The Amazon rainforest has been treated roughly since the 1970s. Now, as deforestation in the area slowly but surely tails off, a massive new project hopes to help restore this natural wonder to its former glory.
The project, led by Conservation International, is the world's largest-ever tropical reforestation effort, with the hopes of planting 73 million trees in the Brazilian Amazon by 2023. Through the sowing of selected native species and the planting of native species, the new area of forest should cover around 30,000 hectares (74,000 acres) of land.
This huge push aims to help Brazil, and by association the wider world, by achieving its 2015 Paris Agreement pledge of reforesting 12 million hectares (29 million acres) of land by 2030.

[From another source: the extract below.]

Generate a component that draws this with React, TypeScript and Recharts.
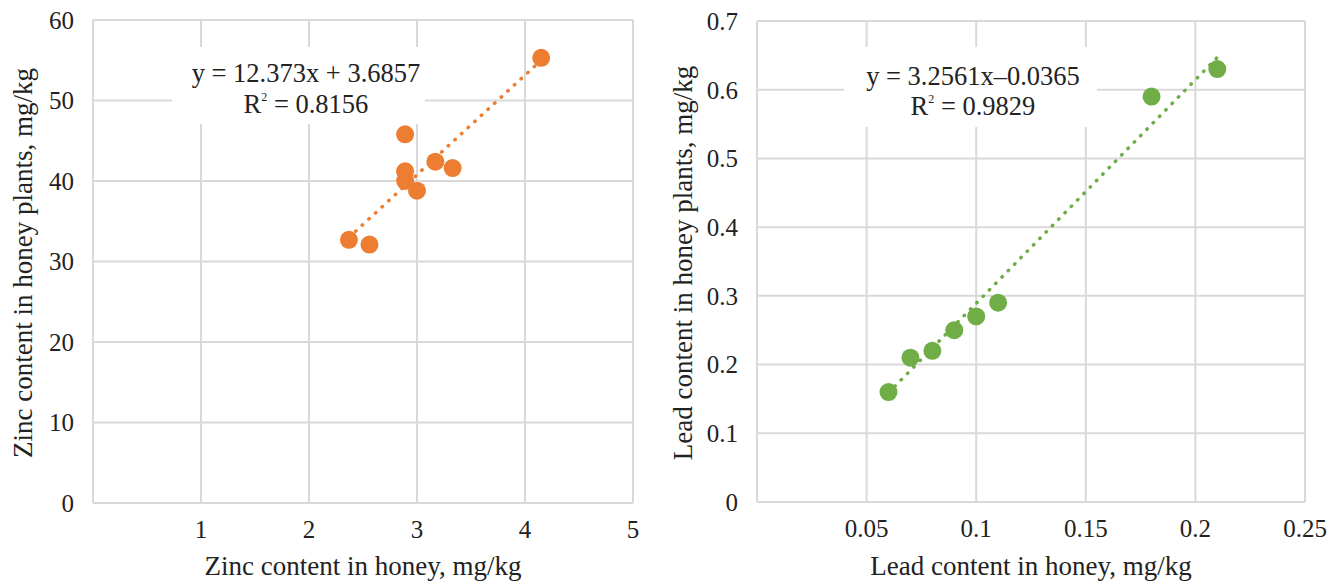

“This is a breathtakingly audacious project,” M. Sanjayan, CEO of Conservation International (CI), said in a statement. “The fate of the Amazon depends on getting this right – as do the region’s 25 million residents, its countless species and the climate of our planet.”
It’s fairly widely known that the Amazon is being chopped down at an alarming rate due to the exploitation of natural resources, minerals, and infrastructure projects, although this has thankfully slowed down in more recent years. Nevertheless, approximately 20 percent of the Amazon rainforest has been chopped down since the 1970s. Since this rainforest once covered more than 4 million square kilometers (1.5 million square miles), that’s a hell of a lot of trees.
Trees are a key part of the global carbon cycle because they “eat up” carbon dioxide and pump out oxygen through photosynthesis. Healthy forests are also really important for the culture of the local people and biodiversity. After all, the Amazon rainforest is home to at least 10 percent of the world's known biodiversity.
This effort by Conservation International is part of the World Bank's even bigger Amazon Sustainable Landscapes Project, a pipeline project to spend over $60 million on restoring Brazil’s rainforests, as well as to promote the connectivity of protected areas within the region.
“A new chapter is being written for the Brazilian Amazon with this initiative,” said Rodrigo Medeiros, vice president of CI’s Brazil office. “Protecting the Amazon is not something we should think in the future – we have to do it now.”
Trump Forest, a separate project based in the US, has also set its sights on reforesting the Earth in order to offset the damage from President Trump’s climate policy. Eventually, they hope to use crowdsourcing to plant approximately 100,000 square kilometers (39,000 square miles) of forest across the world. By the latest count, around 850,000 trees have been pledged.